The cut decides whether the slice drapes or fights the bread. Kasseler loin is lean and close-grained, so it has to come off the slicer thin, a shade under two millimeters, thin enough that a slice folds soft under its own weight and layers into the roll. A thick slab eats dry and rubbery, all firmness and no give, and the leanness that is the point of using loin turns against it. Two or three thin slices fanned across the cut face read as folded ribbons of pink; the same weight cut thick reads as a dense plank the jaw has to work through, and the mustard and the bread never catch up to it.

The eating is quieter than almost any other deli roll and arrives in a clear sequence. The Brötchen shell gives with a short, dry crack; then the buttered crumb presses cool and slightly yielding to the palate while the meat offers almost no resistance at all, just a firm yielding softness that releases a clean salt-and-smoke in the first second of chewing. The mustard comes in just behind it, a brief acid flare that lifts the cured tang without competing with it, and then the heat fades and leaves the smoke to finish. There is no richness pulling you through to another bite; the loin is too lean for that. What keeps you eating is the precision of the combination: the cold firm pork, the hot-sharp mustard, the yielding butter-sealed crumb, nothing blurring into anything else. A thin round of pickle adds its crunch at the back, and the whole thing is over cleanly, the way good cold food should be.

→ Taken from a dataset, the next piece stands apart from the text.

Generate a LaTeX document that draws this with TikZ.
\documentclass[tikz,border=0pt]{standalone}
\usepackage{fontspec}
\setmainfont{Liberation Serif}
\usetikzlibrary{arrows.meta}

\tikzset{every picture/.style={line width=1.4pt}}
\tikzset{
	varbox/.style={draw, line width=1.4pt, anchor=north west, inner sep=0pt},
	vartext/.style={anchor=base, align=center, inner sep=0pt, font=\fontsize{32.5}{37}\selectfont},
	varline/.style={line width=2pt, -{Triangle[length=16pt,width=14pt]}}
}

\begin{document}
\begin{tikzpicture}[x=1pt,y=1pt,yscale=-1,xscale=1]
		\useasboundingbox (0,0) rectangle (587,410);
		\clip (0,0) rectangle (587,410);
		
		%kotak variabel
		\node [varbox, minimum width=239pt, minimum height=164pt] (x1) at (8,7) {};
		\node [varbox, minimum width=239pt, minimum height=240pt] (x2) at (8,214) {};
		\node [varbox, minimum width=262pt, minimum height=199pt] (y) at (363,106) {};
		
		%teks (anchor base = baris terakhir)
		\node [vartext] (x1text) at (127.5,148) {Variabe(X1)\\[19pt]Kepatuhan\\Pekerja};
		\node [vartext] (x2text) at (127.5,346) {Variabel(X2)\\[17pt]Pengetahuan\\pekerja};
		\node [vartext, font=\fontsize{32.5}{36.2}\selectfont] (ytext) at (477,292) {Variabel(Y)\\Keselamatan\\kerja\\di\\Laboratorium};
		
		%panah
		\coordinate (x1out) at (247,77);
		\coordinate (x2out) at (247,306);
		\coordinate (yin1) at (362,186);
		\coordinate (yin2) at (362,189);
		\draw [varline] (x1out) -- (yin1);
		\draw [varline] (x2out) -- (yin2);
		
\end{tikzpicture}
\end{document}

It is everyday counter food and stands a little apart from the showier cold cuts. Where a Mettbrötchen is raw and assertive and a single-fish roll is an austere statement, the Kasseler roll is quiet and reliable, the sort a commuter takes from a station bakery without thinking. The same loin has a louder life on the dinner plate, where Kasseler Rippchen, the cured rib cut warmed through and laid over sauerkraut and potatoes, is a German Sunday standard; the roll is simply that meat met at its coldest and simplest, sliced rather than carved.

The butcher who may never have existed

The most repeated story about the name is almost certainly false. The popular telling holds that a Berlin butcher named Cassel devised the cure-and-smoke method around 1880, and that the meat carries his name; it is printed in cookbooks and on menus as settled fact. The trouble is the records do not support it. Searches of Berlin's nineteenth-century resident rolls turn up no butcher named Cassel or Kassel working in the city in that period, which leaves the founding figure unverified and probably invented.

The city of Kassel is the next obvious guess and is no better supported. There is no documented link between the Hessian city and the cured loin, and food historians treat the spelling overlap as coincidence rather than evidence. A third theory has more texture if no more proof: that the name comes from the French casserole, the cooking pot, and arrived in Berlin with the Huguenot refugees who settled there, the word for the vessel drifting onto the meat. Each account is plausible and none is proven, which is the honest state of it.

What is firmer than the name is the method, and the method is what the slice actually inherits. Kasseler is a combination of two old preservation techniques, curing with saltpeter or nitrite salt followed by a light smoking over beechwood, applied to the loin and neighboring cuts, and that pairing is what holds the pink and the keeping quality. The technique is documented across German butchery from the late nineteenth century onward as a recognized cured-pork product; the man it is supposedly named for is the part the record cannot find.